计算机工程与应用 ›› 2020, Vol. 56 ›› Issue (7): 205-209.DOI: 10.3778/j.issn.1002-8331.1812-0045

• 模式识别与人工智能 • 上一篇    下一篇

针对文本情感分类任务的textSE-ResNeXt集成模型

康雁,李浩,梁文韬,宁浩宇,霍雯   

  1. 云南大学 软件学院,昆明 650500
  • 出版日期:2020-04-01 发布日期:2020-03-28

textSE-ResNeXt Integration Model for Text Sentiment Classification Tasks

KANG Yan, LI Hao, LIANG Wentao, NING Haoyu, HUO Wen   

  1. School of Software, Yunnan University, Kunming 650500, China
  • Online:2020-04-01 Published:2020-03-28

摘要:

针对深度学习方法中文本表示形式单一,难以有效地利用语料之间细化的特征的缺陷,利用中英文语料的不同特性,有区别地对照抽取中英文语料的特征提出了一种新型的textSE-ResNeXt集成模型。通过PDTB语料库对语料的显式关系进行分析,从而截取语料主要情感部分,针对不同中、英文情感词典进行情感程度关系划分以此获得不同情感程度的子数据集。在textSE-ResNeXt神经网络模型中采用了动态卷积核策略,以此对文本数据特征进行更为有效的提取,模型中融合了SEnet和ResNeXt,有效地进行了深层次文本特征的抽取和分类。将不同情感程度的子集上对textSE-ResNeXt模型采用投票集成的方法进一步提高分类效率。分别在中文酒店评论语料和六类常见英文分类数据集上进行实验。
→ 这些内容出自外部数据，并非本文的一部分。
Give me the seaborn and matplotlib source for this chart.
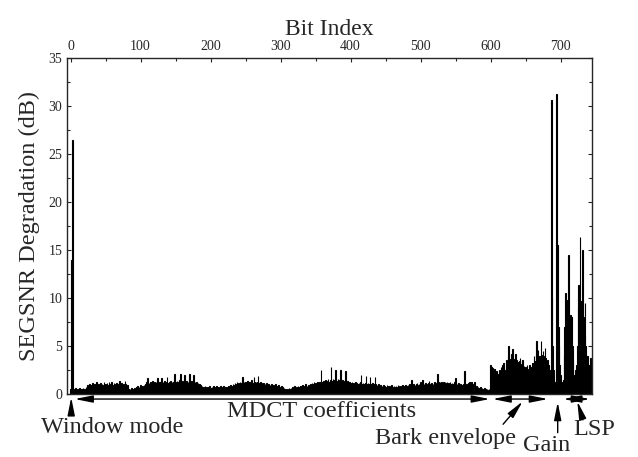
import numpy as np
import pandas as pd
import matplotlib
matplotlib.use("Agg")
import matplotlib.pyplot as plt
import seaborn as sns
from matplotlib.ticker import MultipleLocator

# SEGSNR degradation per bit (bit 0 .. 744)
window_mode = [0.5, 14.0, 14.0, 26.5]

mdct = [
    0.5, 0.3, 0.4, 0.6, 0.3, 0.4, 0.5, 0.3, 0.4, 0.6, 0.4, 0.3, 0.5, 0.4, 0.6, 0.3, 0.5, 0.4, 0.7, 0.5,
    0.9, 0.6, 0.7, 1.0, 0.8, 0.6, 0.9, 1.1, 0.7, 0.8, 1.0, 0.7, 0.9, 1.2, 0.8, 0.7, 1.0, 0.9, 0.6, 1.1,
    0.8, 1.0, 0.7, 0.9, 1.2, 0.8, 1.0, 0.7, 1.1, 0.9, 0.8, 1.2, 0.7, 1.0, 0.9, 1.3, 0.8, 0.9, 1.1, 0.7,
    1.0, 0.8, 1.1, 0.9, 0.7, 1.0, 1.4, 0.9, 0.8, 1.1, 0.7, 0.9, 1.0, 0.8, 1.4, 1.0, 0.7, 0.9, 0.6, 0.5,
    0.4, 0.5, 0.4, 0.6, 0.3, 0.5, 0.4, 0.6, 0.5, 0.4, 0.7, 0.6, 0.8, 0.5, 0.7, 0.6, 0.9, 0.7, 0.6, 0.8,
    0.7, 0.9, 0.6, 1.0, 0.8, 1.2, 1.7, 0.9, 1.1, 0.8, 1.3, 1.0, 0.9, 1.4, 1.1, 0.8, 1.2, 1.0, 1.3, 0.9,
    1.7, 1.1, 0.9, 1.3, 1.0, 1.2, 1.7, 1.0, 1.2, 0.9, 1.4, 1.1, 1.0, 1.3, 1.8, 1.1, 0.9, 1.2, 1.0, 1.4,
    1.1, 1.3, 1.0, 1.2, 1.5, 2.1, 1.2, 1.0, 1.4, 1.1, 1.3, 1.0, 1.5, 2.1, 1.2, 1.1, 1.4, 1.0, 1.3, 2.0,
    1.2, 1.0, 1.4, 1.1, 1.3, 1.0, 2.1, 1.2, 1.1, 1.4, 1.0, 1.3, 2.0, 1.1, 1.2, 0.9, 1.3, 1.0, 1.1, 0.8,
    1.0, 0.7, 0.9, 0.6, 0.8, 0.5, 0.7, 0.6, 0.8, 0.5, 0.7, 0.6, 0.4, 0.7, 0.5, 0.8, 0.6, 0.5, 0.7, 0.6,
    0.8, 0.5, 0.6, 0.7, 0.5, 0.8, 0.6, 0.7, 0.5, 0.6, 0.8, 0.6, 0.5, 0.7, 0.6, 0.8, 0.5, 0.7, 0.6, 0.5,
    0.7, 0.6, 0.8, 0.5, 0.7, 0.9, 0.6, 0.8, 1.0, 0.7, 0.9, 1.1, 0.8, 1.0, 1.3, 0.9, 1.1, 0.8, 1.2, 1.0,
    1.1, 1.3, 1.8, 1.0, 1.2, 0.9, 1.3, 1.1, 1.0, 1.4, 1.2, 0.9, 1.3, 1.0, 1.2, 1.5, 1.1, 1.0, 1.8, 1.2,
    1.0, 1.3, 1.1, 1.2, 1.9, 1.1, 1.0, 1.3, 0.9, 1.1, 1.0, 0.8, 1.1, 0.9, 1.0, 0.8, 1.1, 0.9, 0.7, 1.0,
    0.8, 0.9, 0.7, 1.0, 0.8, 0.6, 0.9, 0.7, 0.8, 1.0, 0.7, 0.6, 0.8, 0.9, 0.6, 0.7, 0.5, 0.8, 0.6, 0.7,
    0.5, 0.6, 0.4, 0.5, 0.4, 0.3, 0.5, 0.4, 0.6, 0.5, 0.4, 0.6, 0.5, 0.7, 0.5, 0.6, 0.8, 0.5, 0.6, 0.7,
    0.6, 0.8, 0.5, 0.7, 0.6, 0.8, 0.6, 0.9, 0.7, 0.6, 0.8, 0.7, 1.0, 0.7, 0.8, 0.6, 0.9, 0.7, 0.8, 1.0,
    0.9, 1.1, 0.8, 1.0, 1.2, 0.9, 1.1, 1.0, 0.8, 1.2, 1.0, 0.9, 1.3, 1.1, 2.5, 1.2, 1.0, 1.4, 1.1, 1.3,
    1.5, 1.2, 1.4, 1.1, 1.6, 1.3, 1.2, 1.5, 2.8, 1.4, 1.3, 1.6, 1.2, 1.5, 1.3, 2.5, 1.4, 1.2, 1.6, 1.3,
    1.5, 1.2, 2.5, 1.4, 1.3, 1.5, 1.2, 1.4, 1.1, 2.4, 1.3, 1.2, 1.4, 1.1, 1.0, 1.3, 1.1, 0.9, 1.2, 1.0,
    1.1, 0.9, 1.0, 1.2, 0.9, 1.1, 1.0, 0.8, 1.1, 1.0, 1.2, 2.0, 1.0, 0.9, 1.1, 1.0, 0.8, 1.1, 1.9, 1.0,
    0.9, 1.1, 0.8, 1.0, 1.8, 1.0, 0.9, 1.1, 0.8, 1.0, 0.9, 1.8, 1.0, 0.8, 0.9, 0.7, 1.0, 0.8, 0.7, 0.9,
    0.7, 0.8, 0.6, 0.9, 0.7, 0.8, 0.6, 0.7, 0.9, 0.6, 0.8, 0.7, 0.6, 0.8, 0.7, 0.9, 0.6, 0.7, 0.8, 0.6,
    0.7, 0.8, 0.6, 0.7, 0.9, 0.6, 0.8, 0.7, 0.6, 0.8, 0.9, 0.7, 0.6, 0.8, 0.7, 0.9, 0.8, 0.7, 0.9, 0.8,
    1.0, 0.8, 0.9, 1.5, 0.9, 0.8, 1.0, 0.7, 0.9, 0.8, 1.0, 1.1, 0.8, 0.9, 1.0, 0.8, 1.2, 0.9, 1.0, 1.5,
    0.9, 1.0, 0.8, 1.1, 0.9, 1.0, 0.8, 1.1, 1.4, 0.9, 1.0, 0.8, 1.1, 0.9, 1.0, 0.8, 1.2, 0.9, 1.0, 1.1,
    2.1, 1.0, 1.2, 1.1, 1.3, 1.0, 1.2, 1.1, 0.9, 1.2, 1.0, 1.3, 1.1, 0.9, 1.2, 1.0, 1.1, 0.9, 1.2, 1.0,
    0.9, 1.1, 0.8, 1.0, 0.9, 1.2, 1.7, 0.9, 1.0, 0.8, 1.1, 0.9, 0.7, 1.0, 0.8, 0.9, 0.7, 1.0, 0.8, 2.4,
    0.9, 0.8, 1.0, 0.7, 0.9, 1.1, 1.3, 0.8, 0.9, 1.2, 0.7, 0.8, 1.0, 1.3, 0.7, 0.6, 0.8, 0.6, 0.7, 0.5,
    0.6, 0.5, 0.7, 0.5, 0.6, 0.4, 0.5, 0.6, 0.4, 0.5, 0.4, 0.5, 0.3, 0.4, 0.5, 0.4,
]

bark = [
    3.0, 2.8, 2.5, 2.7, 2.3, 2.0, 2.6, 2.2, 1.9, 2.4, 2.1, 1.8, 2.0, 2.5, 2.2, 2.8, 2.4, 3.0, 2.6, 3.2,
    2.5, 2.0, 2.8, 3.5, 3.0, 4.0, 5.0, 3.6, 3.2, 3.5, 4.2, 4.7, 3.4, 3.0, 3.6, 2.8, 4.2, 3.5, 3.0, 3.3,
    2.9, 3.4, 3.8, 3.1, 2.7, 3.0, 3.5, 2.6, 2.9, 2.4, 2.8, 2.5, 3.0, 2.3, 2.6, 2.2, 3.0, 2.5, 2.2, 2.8,
    3.2, 2.7, 4.0, 3.4, 3.0, 4.2, 5.5, 3.8, 4.6, 3.5, 4.0, 3.2, 5.5, 4.1, 3.6, 4.5, 4.0, 3.3, 4.8, 3.7,
    3.0, 3.5, 2.6, 3.0, 2.2, 1.8,
]

gain = [2.5, 30.6, 10.0, 5.0, 2.5, 1.0, 0.8, 1.2, 31.2, 9.0, 15.5, 7.0, 5.0, 3.0, 2.0, 1.2, 0.8, 1.0, 1.5]

lsp = [
    4.0, 7.0, 10.5, 8.0, 9.8, 6.0, 14.5, 8.0, 7.5, 8.2, 6.5, 8.0, 5.0, 3.5,
    2.0, 1.5, 2.5, 1.8, 3.0, 5.0,
    9.0, 11.4, 8.0, 16.4, 9.7, 7.0, 15.0, 9.5, 8.0, 6.0, 9.5, 5.0, 4.0, 3.5, 4.0, 3.0, 2.5, 2.0, 3.8, 3.0,
]

values = window_mode + mdct + bark + gain + lsp
df = pd.DataFrame({"bit": np.arange(len(values)), "segsnr": values})

sns.set_theme(style="ticks")
plt.rcParams["font.family"] = ["Liberation Serif", "DejaVu Serif"]

fig, ax = plt.subplots(figsize=(6.38, 4.57), dpi=100)
fig.subplots_adjust(left=67 / 638, right=592 / 638, top=1 - 58 / 457, bottom=1 - 394 / 457)

sns.barplot(data=df, x="bit", y="segsnr", native_scale=True, color="black",
            saturation=1, width=1.0, edgecolor="black", linewidth=0.8,
            errorbar=None, ax=ax)

ax.set_xlim(-5, 745)
ax.set_ylim(0, 35)
ax.xaxis.tick_top()
ax.xaxis.set_label_position("top")
ax.set_xticks(range(0, 701, 100))
ax.xaxis.set_minor_locator(MultipleLocator(50))
ax.yaxis.set_major_locator(MultipleLocator(5))
ax.yaxis.set_minor_locator(MultipleLocator(2.5))
ax.tick_params(which="both", direction="in", top=True, bottom=True, left=True, right=True,
               labelbottom=False, labeltop=True, labelsize=10, width=0.8)
ax.tick_params(which="major", length=3)
ax.tick_params(which="minor", length=2)
for s in ax.spines.values():
    s.set_linewidth(1.0)
ax.set_xlabel("Bit Index", fontsize=17, labelpad=4)
ax.set_ylabel("SEGSNR Degradation (dB)", fontsize=17.5, labelpad=6)

# segment annotations below the axis (x in bits, y in axes fraction)
tr = ax.get_xaxis_transform()
double = dict(arrowstyle="<|-|>,head_length=0.9,head_width=0.18", color="black",
              lw=1.0, shrinkA=0, shrinkB=0)
single = dict(arrowstyle="-|>,head_length=0.9,head_width=0.18", color="black",
              lw=1.0, shrinkA=0, shrinkB=0)
yline = -0.015
for a, b in [(6, 599), (603, 682), (704, 742)]:
    ax.annotate("", xy=(a, yline), xytext=(b, yline), xycoords=tr, textcoords=tr,
                arrowprops=double, annotation_clip=False)

ax.annotate("", xy=(1, -0.01), xytext=(1, -0.05), xycoords=tr, textcoords=tr,
            arrowprops=single, annotation_clip=False)
ax.annotate("", xy=(696, -0.024), xytext=(696, -0.115), xycoords=tr, textcoords=tr,
            arrowprops=single, annotation_clip=False)
ax.annotate("", xy=(646, -0.022), xytext=(618, -0.09), xycoords=tr, textcoords=tr,
            arrowprops=single, annotation_clip=False)
ax.annotate("", xy=(724, -0.022), xytext=(732, -0.077), xycoords=tr, textcoords=tr,
            arrowprops=single, annotation_clip=False)

txt = dict(xycoords=tr, fontsize=17.5, ha="center", va="center", annotation_clip=False)
ax.annotate("Window mode", xy=(59, -0.101), **txt)
ax.annotate("MDCT coefficients", xy=(359, -0.051), **txt)
ax.annotate("Bark envelope", xy=(536, -0.131), **txt)
ax.annotate("Gain", xy=(680, -0.152), **txt)
ax.annotate("LSP", xy=(748, -0.107), **txt)

fig.savefig("out.png", dpi=100)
实验结果表明了本模型的有效性。

关键词: 文本情感分类, textSE-ResNeXt, 特征划分, 集成模型

Abstract:

Aiming at the deep learning method that the text representation is single, and difficult to effectively use the defects of the refined features between the corpus. For the different characteristics between the Chinese and English corpora, a new type of textSE-ResNeXt integration model is proposed by distinguishing the characteristics of Chinese and English corpus. Through the PDTB corpus, the explicit relationship of the corpus is analyzed, so that the main emotional part of the corpus is intercepted. The emotional degree relationship is divided according to different Chinese and English sentiment lexicons, and sub-data sets with different levels of emotion are gotten. In the textSE-ResNeXt neural network model, the dynamic convolution kernel strategy is adopted to extract the text data features more effectively. The model incorporates SEnet and ResNeXt, which effectively extracts and classifies deep text features. The subset of different emotion levels is used to further improve the classification efficiency by adopting the voting integration method for the textSE-ResNeXt model. Experiments are conducted on Chinese hotel commentary corpus and six common English classification data sets. The experimental results show the effectiveness of the model.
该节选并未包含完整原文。